The property tax on my commercial building jumped from $15,360 in 2020 to $28,114 in 2025, an 83% increase. Let that sink in. During the same period, overall inflation was 26%, health care costs rose 12%, and higher education increased just 3%. Property taxes are rising at three times the rate of general inflation. 

What this means for you

When property taxes spike, businesses face impossible choices. They can: 

• Raise prices, adding to inflation and making everything more expensive for you. 

• Cut hiring, meaning fewer job opportunities. 

• Reduce employee benefits, affecting your health care, retirement, or wages. 

• Slash charitable donations, hurting local nonprofits and community programs. 

• Close their doors, eliminating jobs entirely. 

None of these is good for workers, families or communities. Every dollar taken by excessive property taxes is a dollar that can’t go toward wages, local spending or community support. 

The investment problem

Commercial property investors — the people who build and maintain the spaces where small businesses operate — are getting crushed too. When property taxes skyrocket, landlords often have to absorb the costs because small business tenants can’t afford rent increases. This reduces returns on investment and makes Montana commercial property less attractive to investors. 

The result? Less new construction, fewer business spaces and ultimately fewer opportunities for entrepreneurs to start or expand businesses. This is anti-growth policy at its worst. 

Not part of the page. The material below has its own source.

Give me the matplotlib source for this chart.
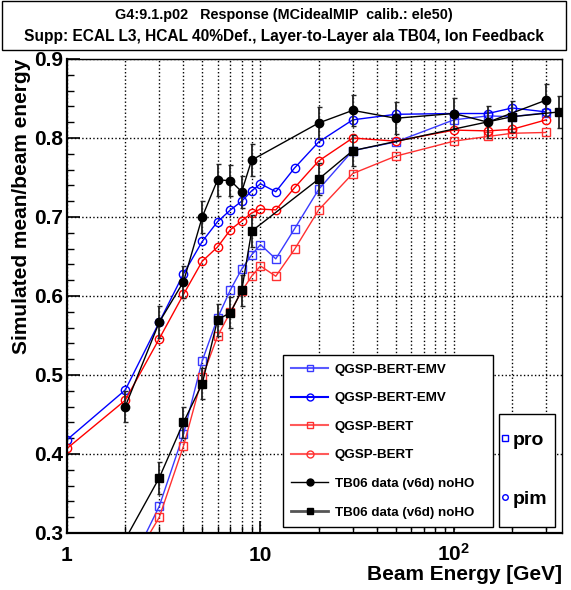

Don’t be fooled by short-term relief

Some Montana homeowners received property tax relief in 2025. That’s great, temporarily. But make no mistake: the system is still broken and taxes will continue to rise. House Bill 231 and Senate Bill 542 are band-aids, not cures. The bills are lazy, last-minute, get-anything-done bad policy.  They don’t address the underlying problem that keeps driving property values and, therefore, property taxes to unsustainable levels. 

These bills kick the can down the road. Your taxes will rise. Small businesses will continue to struggle. Jobs will remain at risk. We deserve better than political window dressing. 

A system that needs real reform

The current formula, market value times graduated percentages to get taxable value, times mill levies, creates a vicious cycle. As property values climb with Montana’s growth, taxes spiral upward automatically. The system rewards government spending and punishes property owners and businesses. 

I’m disappointed that our governor, who built a successful business himself, settled for a “80% of Montanans received a tax break” headline instead of demanding comprehensive reform. We need leadership that understands the real-world impact of these policies on working people and small businesses. 

What you can do

Pay attention to how your legislators vote on property tax issues. Several Flathead County legislators recognized these bills as inadequate and voted against them: Terry Falk, Amy Regier, Carl Glimm, Ed Byrne, Mark Noland, Steven Kelly, Matt Regier, Braxton Mitchell, Tracy Sharp, and John Fuller. They deserve credit for standing firm. 

Others voted in favor: Courtenay Sprunger, Debo Powers, Lyn Bennett, Dave Fern and Lukas Schubert. Ask them why they supported legislation that hurts small businesses, reduces jobs, and forces local businesses to cut community support. 

This isn’t about politics; it’s about the economic survival of Montana’s small business community and the jobs they provide. When small businesses struggle, workers suffer, prices rise, and communities lose vital support. 

The bottom line

Montana’s property tax system is broken, and temporary relief doesn’t fix structural problems. Every excessive property tax dollar comes out of someone’s pocket, whether through higher prices you pay, reduced wages or benefits you receive, fewer jobs available, or charitable donations that disappear. 

We need legislators and leaders willing to tackle genuine property tax reform, not just apply band-aids that make for good headlines. Small businesses are the backbone of Montana’s economy. When they thrive, everyone benefits. When we struggle under crushing tax burdens, everyone loses. 

It’s time for Montana to get serious about fixing this broken system before more businesses close, more jobs disappear, and more communities lose the support they depend on. 

John Flink is a business owner in Kalispell.